> Charts and diagrams as code
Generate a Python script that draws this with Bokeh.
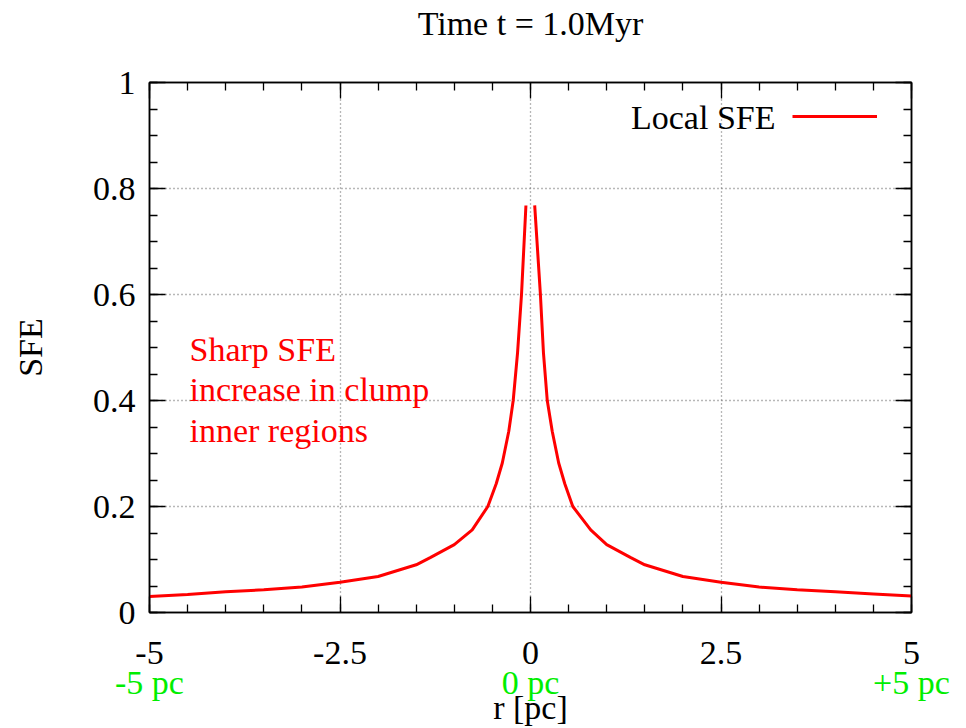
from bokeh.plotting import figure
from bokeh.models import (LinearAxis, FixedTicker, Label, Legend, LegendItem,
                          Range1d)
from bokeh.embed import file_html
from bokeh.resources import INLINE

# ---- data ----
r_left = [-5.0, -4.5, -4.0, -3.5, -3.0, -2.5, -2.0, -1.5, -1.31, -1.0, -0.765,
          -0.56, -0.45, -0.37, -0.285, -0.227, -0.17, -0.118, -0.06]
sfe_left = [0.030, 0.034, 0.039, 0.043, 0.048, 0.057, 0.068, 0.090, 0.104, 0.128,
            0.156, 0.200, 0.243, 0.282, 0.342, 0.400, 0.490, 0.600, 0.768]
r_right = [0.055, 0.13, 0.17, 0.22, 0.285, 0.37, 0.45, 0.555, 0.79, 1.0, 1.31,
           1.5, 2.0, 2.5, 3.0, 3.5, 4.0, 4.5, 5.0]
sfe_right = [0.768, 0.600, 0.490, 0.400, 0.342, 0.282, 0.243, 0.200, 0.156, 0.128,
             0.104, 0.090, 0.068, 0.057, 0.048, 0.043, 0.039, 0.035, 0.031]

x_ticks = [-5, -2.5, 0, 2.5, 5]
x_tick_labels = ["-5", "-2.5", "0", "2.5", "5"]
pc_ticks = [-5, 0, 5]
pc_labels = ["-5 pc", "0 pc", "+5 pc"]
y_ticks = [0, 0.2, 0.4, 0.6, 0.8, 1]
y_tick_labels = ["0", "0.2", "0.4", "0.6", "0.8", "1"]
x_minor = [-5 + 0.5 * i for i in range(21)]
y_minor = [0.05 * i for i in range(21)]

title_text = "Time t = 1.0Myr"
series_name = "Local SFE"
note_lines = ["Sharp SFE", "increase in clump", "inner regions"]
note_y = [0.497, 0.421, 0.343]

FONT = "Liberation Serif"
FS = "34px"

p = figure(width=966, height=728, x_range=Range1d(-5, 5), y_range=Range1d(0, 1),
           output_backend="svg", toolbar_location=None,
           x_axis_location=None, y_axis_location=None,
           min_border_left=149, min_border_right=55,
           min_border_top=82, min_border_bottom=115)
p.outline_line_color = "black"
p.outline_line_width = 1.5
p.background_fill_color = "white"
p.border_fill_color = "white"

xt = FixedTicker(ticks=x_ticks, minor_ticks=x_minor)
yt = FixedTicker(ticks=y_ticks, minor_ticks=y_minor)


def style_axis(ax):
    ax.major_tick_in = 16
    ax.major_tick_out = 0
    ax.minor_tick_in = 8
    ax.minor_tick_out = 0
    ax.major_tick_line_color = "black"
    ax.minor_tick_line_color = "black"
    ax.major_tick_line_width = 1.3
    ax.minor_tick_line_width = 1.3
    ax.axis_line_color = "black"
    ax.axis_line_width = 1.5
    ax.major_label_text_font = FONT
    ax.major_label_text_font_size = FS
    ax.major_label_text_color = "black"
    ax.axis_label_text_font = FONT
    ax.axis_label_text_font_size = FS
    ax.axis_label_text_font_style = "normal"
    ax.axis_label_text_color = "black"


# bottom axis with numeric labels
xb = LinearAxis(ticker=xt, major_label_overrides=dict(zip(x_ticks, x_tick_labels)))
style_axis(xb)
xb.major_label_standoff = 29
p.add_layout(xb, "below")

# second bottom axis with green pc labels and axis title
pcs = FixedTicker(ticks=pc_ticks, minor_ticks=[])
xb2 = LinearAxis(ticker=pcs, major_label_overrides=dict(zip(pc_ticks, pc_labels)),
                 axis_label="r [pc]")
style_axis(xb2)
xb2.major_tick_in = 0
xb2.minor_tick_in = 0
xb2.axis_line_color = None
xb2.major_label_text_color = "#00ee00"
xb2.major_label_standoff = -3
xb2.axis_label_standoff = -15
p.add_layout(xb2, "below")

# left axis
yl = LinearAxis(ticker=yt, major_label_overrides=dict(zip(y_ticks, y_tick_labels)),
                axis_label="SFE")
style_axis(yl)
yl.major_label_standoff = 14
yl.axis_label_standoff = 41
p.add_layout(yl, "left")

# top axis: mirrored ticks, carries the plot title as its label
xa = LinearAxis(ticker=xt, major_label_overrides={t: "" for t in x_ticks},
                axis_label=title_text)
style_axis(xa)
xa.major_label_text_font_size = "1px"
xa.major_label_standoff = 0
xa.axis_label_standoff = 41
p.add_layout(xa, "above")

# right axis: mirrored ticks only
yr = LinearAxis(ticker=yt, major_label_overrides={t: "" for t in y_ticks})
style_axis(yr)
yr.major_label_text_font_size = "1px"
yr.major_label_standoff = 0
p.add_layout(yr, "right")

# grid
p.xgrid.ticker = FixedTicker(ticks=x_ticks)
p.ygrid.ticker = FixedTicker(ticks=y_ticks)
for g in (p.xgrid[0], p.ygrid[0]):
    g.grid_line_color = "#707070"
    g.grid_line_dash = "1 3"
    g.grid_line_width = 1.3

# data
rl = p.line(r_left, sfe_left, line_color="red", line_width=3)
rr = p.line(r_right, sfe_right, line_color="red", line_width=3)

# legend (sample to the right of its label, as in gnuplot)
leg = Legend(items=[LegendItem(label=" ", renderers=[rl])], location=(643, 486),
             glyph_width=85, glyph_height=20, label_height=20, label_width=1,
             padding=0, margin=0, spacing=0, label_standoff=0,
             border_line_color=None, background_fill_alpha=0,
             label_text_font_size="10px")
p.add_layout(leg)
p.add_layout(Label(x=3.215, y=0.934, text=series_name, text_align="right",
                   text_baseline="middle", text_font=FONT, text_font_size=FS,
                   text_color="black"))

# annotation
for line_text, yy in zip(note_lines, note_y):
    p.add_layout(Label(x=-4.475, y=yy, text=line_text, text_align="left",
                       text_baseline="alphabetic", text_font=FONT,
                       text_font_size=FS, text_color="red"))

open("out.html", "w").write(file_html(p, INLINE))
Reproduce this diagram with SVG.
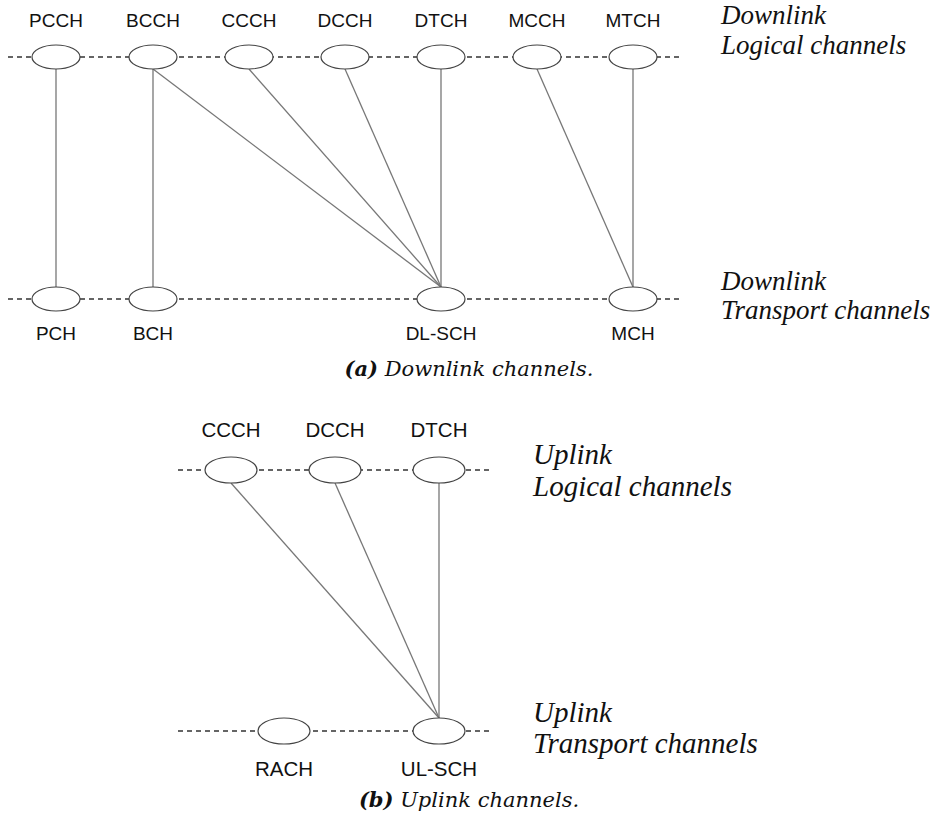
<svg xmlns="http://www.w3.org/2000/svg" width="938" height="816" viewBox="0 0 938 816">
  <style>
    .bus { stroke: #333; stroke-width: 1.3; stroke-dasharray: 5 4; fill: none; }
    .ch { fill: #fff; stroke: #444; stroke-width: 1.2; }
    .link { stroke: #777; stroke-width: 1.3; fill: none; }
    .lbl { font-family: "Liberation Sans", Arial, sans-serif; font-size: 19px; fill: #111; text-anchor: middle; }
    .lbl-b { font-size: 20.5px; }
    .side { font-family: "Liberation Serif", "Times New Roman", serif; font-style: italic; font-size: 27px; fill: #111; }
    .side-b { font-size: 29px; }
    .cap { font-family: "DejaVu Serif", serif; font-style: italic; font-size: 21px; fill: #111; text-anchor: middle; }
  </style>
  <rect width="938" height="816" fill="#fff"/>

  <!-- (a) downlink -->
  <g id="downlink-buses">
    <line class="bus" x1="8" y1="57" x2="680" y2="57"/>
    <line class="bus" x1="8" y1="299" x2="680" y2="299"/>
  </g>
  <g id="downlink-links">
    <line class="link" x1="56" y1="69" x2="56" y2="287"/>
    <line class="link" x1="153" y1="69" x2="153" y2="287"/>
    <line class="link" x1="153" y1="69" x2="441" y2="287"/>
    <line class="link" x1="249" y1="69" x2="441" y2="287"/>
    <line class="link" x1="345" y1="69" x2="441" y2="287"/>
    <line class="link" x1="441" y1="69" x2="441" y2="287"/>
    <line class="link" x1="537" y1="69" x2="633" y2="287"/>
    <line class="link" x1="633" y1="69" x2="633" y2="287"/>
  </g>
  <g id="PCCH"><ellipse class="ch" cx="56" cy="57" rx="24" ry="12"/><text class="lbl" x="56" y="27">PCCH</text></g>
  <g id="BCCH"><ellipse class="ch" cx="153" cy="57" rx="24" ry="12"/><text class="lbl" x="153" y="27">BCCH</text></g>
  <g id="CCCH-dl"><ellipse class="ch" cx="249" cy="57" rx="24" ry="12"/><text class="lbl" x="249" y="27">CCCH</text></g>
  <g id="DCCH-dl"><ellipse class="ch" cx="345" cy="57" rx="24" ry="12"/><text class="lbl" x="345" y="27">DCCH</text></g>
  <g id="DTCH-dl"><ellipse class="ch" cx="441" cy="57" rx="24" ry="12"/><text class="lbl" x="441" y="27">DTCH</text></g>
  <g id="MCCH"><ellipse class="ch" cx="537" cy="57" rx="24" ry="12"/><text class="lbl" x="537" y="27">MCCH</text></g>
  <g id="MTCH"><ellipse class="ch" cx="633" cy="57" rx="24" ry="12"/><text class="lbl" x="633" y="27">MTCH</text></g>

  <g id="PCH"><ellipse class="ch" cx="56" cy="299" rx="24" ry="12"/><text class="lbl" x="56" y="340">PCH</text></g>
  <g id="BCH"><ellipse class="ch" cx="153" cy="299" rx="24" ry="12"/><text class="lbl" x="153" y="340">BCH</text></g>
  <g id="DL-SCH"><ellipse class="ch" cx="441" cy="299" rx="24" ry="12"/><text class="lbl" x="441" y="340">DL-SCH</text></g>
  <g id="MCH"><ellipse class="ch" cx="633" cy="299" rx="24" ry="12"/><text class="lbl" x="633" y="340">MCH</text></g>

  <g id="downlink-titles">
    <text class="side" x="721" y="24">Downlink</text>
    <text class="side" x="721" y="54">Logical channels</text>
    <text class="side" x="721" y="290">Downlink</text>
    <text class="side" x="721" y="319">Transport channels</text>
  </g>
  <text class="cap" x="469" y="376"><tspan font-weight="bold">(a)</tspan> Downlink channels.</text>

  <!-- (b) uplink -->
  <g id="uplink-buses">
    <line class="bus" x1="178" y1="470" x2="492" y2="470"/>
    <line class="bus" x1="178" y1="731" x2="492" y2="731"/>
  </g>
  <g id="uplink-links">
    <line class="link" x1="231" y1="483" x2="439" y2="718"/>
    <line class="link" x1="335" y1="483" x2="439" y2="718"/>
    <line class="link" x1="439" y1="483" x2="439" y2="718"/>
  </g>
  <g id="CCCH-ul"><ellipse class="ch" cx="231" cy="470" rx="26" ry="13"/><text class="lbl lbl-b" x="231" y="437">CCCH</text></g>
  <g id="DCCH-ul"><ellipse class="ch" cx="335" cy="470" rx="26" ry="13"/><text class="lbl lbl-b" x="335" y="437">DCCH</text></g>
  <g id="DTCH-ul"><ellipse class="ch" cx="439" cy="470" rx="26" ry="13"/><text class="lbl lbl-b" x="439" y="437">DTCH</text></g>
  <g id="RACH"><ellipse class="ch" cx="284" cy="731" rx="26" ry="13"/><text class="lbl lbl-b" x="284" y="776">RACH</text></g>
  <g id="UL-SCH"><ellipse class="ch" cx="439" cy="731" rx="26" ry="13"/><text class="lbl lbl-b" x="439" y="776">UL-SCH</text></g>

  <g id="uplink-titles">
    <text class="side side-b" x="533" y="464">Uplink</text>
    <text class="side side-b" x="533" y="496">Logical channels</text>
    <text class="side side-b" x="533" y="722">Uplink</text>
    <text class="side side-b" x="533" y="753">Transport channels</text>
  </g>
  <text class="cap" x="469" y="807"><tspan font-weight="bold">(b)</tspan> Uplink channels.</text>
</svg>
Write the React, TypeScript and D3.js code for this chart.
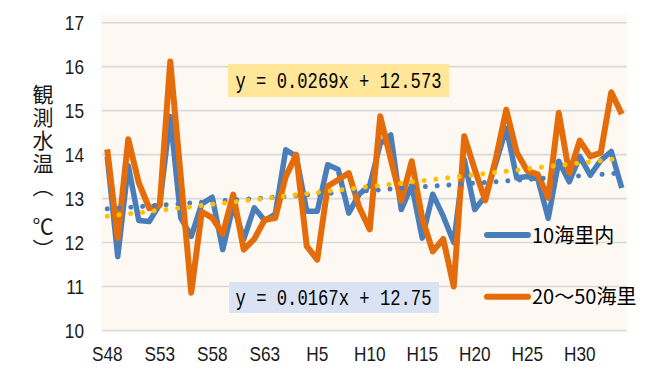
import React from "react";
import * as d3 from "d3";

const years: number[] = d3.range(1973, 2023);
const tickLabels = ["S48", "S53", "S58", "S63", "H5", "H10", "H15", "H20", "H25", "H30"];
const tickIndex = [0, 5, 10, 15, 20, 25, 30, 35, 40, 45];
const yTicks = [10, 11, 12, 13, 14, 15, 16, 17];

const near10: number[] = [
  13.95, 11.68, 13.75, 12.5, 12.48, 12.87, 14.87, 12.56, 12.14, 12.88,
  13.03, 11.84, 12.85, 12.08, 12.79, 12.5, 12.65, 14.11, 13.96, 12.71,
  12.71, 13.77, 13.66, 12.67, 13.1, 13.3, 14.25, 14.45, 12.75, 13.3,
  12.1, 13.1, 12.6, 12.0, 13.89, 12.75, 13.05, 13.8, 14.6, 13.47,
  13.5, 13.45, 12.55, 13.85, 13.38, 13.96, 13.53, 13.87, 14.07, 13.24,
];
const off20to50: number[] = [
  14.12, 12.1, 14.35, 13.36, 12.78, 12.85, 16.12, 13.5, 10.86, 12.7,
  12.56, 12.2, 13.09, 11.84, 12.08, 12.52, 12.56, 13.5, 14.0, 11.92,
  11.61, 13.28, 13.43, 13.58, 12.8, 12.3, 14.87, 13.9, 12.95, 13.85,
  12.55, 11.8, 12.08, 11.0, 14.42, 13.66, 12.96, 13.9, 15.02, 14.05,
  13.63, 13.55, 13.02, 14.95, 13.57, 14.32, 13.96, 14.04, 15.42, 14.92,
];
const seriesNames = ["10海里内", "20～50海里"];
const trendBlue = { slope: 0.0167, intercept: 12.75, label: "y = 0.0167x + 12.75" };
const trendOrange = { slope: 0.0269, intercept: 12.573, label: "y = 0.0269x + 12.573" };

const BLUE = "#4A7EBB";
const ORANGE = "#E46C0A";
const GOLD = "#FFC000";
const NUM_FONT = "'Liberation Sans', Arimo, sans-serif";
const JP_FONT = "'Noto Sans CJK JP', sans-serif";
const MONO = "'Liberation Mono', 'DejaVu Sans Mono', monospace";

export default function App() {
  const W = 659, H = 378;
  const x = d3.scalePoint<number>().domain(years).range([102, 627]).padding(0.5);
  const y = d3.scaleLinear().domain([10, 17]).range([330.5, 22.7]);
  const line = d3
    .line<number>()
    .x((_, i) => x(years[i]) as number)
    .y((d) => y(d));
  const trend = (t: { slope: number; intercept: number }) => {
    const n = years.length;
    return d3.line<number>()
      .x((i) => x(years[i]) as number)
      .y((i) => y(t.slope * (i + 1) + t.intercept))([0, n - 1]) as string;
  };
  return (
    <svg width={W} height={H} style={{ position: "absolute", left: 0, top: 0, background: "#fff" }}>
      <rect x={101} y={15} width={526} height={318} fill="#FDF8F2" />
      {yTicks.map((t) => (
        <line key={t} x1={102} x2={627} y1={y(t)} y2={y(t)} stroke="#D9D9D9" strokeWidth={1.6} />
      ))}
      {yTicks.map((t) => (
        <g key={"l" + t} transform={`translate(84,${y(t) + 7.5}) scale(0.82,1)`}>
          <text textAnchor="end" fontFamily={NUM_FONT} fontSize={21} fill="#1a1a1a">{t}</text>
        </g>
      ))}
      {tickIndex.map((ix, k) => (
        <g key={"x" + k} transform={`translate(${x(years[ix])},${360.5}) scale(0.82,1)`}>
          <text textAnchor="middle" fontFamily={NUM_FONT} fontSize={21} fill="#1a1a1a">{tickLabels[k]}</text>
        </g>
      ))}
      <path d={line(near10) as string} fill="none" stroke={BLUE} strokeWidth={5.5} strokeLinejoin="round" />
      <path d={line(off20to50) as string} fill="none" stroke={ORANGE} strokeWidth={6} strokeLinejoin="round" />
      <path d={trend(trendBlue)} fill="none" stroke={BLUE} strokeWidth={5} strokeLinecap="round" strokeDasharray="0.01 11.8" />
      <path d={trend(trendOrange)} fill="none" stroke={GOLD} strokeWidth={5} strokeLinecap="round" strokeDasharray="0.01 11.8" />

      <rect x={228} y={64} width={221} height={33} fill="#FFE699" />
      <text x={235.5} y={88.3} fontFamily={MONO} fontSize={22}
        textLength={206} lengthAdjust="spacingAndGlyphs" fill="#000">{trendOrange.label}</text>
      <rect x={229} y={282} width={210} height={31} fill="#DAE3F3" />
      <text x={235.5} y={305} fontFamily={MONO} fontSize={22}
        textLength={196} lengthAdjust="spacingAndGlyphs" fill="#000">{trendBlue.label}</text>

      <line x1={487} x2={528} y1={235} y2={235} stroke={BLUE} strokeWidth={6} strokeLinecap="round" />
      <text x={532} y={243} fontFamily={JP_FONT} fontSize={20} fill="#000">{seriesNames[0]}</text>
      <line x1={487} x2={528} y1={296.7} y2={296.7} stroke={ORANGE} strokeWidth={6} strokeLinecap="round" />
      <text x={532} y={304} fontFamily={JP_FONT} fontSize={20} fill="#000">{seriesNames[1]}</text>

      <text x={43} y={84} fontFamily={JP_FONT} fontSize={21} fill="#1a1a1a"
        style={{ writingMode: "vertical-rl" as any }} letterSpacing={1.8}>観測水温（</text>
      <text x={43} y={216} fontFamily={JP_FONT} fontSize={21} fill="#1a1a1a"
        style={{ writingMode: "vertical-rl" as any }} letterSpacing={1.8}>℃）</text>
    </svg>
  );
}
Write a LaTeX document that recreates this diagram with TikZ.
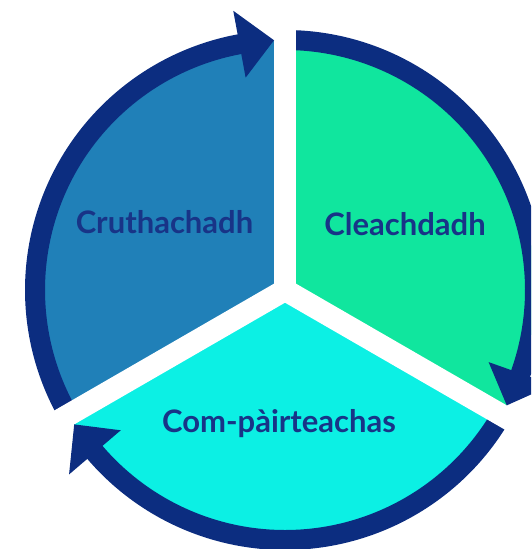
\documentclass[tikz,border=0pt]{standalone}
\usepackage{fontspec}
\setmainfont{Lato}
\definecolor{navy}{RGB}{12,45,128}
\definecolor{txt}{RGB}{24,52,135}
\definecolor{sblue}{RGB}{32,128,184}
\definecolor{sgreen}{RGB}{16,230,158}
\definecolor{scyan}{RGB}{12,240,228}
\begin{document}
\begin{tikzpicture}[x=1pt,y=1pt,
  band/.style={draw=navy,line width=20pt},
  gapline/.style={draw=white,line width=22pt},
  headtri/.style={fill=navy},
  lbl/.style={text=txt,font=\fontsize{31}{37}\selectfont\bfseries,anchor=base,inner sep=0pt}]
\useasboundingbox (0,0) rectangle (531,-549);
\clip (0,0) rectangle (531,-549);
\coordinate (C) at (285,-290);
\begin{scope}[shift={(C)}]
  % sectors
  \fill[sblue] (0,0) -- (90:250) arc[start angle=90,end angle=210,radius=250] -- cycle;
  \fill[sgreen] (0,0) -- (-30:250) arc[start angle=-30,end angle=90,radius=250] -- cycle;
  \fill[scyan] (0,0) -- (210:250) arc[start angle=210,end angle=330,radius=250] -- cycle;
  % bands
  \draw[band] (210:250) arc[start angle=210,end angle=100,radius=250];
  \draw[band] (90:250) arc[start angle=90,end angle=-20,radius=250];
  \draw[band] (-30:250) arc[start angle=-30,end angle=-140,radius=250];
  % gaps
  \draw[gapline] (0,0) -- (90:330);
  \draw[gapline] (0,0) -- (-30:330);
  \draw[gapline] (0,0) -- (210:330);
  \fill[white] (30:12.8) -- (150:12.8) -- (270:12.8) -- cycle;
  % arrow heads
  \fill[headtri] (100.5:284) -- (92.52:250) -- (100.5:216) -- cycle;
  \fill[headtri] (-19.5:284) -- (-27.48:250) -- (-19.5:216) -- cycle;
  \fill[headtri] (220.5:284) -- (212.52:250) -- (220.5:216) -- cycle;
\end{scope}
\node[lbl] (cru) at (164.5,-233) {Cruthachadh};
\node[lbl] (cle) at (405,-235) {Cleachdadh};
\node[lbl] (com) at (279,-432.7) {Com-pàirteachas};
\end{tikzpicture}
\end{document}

> STATED GOAL
Go from the first line of the listing to the line holding "from bokeh.resources import INLINE" and, please, transcribe those lines exactly, both included, with no pictures.

> FULL SOLUTION
Generate a Python script that draws this with Bokeh.
from bokeh.plotting import figure
from bokeh.models import (LinearAxis, FixedTicker, Label, Legend, LegendItem,
                          Range1d)
from bokeh.embed import file_html
from bokeh.resources import INLINE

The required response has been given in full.